As routes get more difficult, conserving strength and energy becomes a critical skill.  More to the point, over-gripping, not simply from keeping arms bent, but also from actually holding on more tightly than absolutely necessary, becomes a huge energy drain.

 

This frequently results in preventable falls. The first step to reducing the risk of this form of over-gripping is to ensure that we are grabbing holds in the best way possible.

The Angle of Attack

At a basic level, the most important aspect of hold use is the angle of attack. To understand this fancy piece of jargon, it will help to understand a bit about a climber’s best friend: friction.

3 Functions of Friction for Climbers

As every climber knows, friction is why we stick to anything. The stickier a hold, the less work it is to hold onto it. Friction is a function of three things:

 

1) The stickiness of the hold (related to a physical property called the coefficient of friction).

 

2) The amount of force you put on the hold (from your weight or your muscles).

 

3) And the angle at which you hold it.

How to Control Friction

We have little control over the first of these. We can use chalk to keep our hands dry, or we can brush holds, but that’s about it.

 

Climbers do have some control over the force they put on the hold.
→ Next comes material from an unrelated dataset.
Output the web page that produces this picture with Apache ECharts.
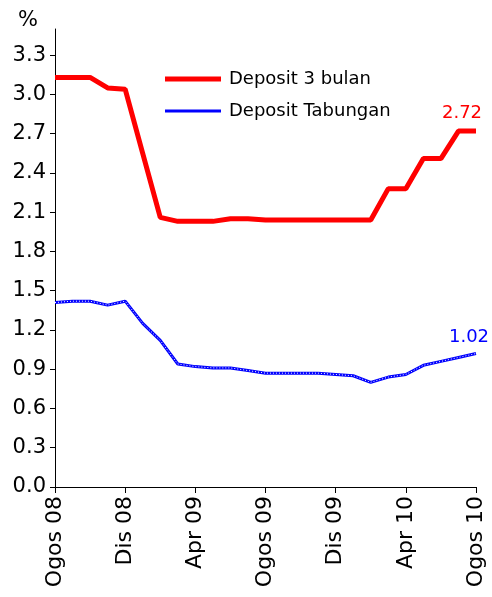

However, this comes at a price. If we get heavier or pull down harder, we can increase the friction, but we will also be sacrificing our own energy reserves in the process.

 

So, to increase our efficiency, we must concentrate on the angle of attack, which when approached properly can increase the friction between our hands and the hold, without using additional energy (or chemical adhesives).

 

Luckily, this is a fairly simple thing to do. Every handhold has a major axis. The greatest degree of friction is found when we pull at right angles to that axis.

 

Ok, maybe that doesn’t sound so simple. Luckily, it is much easier with a few pictures. For the moment, we will concentrate on the basics of the four hold orientations.

Edge

The most basic hold orientation is the edge or horizontal edge. In its simplest orientation, it is parallel to the ground, making the angle of attack pulling straight down.

Sidepull

Sidepulls are the next most common orientation, especially on easier climbs. The defining characteristic for these holds is that, when gripped, place the thumb on the uphill side, pointing toward the sky.

Undercling

Underclings are a deceptively simple hold orientation. A basic undercling is essentially the opposite of a horizontal edge, with the angle of attack being straight up. However, in practice, underclings are often quite strenuous and tricky holds to use and will be covered in more depth in later sections.

Gaston

Gastons are the opposite of sidepulls, defined by the thumb pointing down when gripped. Like underclings, in practice, gastons are often strenuous and tricky to use correctly but are nonetheless quite common. And just to clarify, we’re not talking about Disney’s Gaston. Although, he’s probably an excellent climber.

What to Know About Climbing: Basic Hold Use

There are of course grey areas of transition between all of these different orientations, but, for now, the skill to master is to recognize the basic hold orientations and aim to pull at right angles to that major axis. Combined with straight arming, this approach will ensure that you get the maximum degree of stickiness on every hold!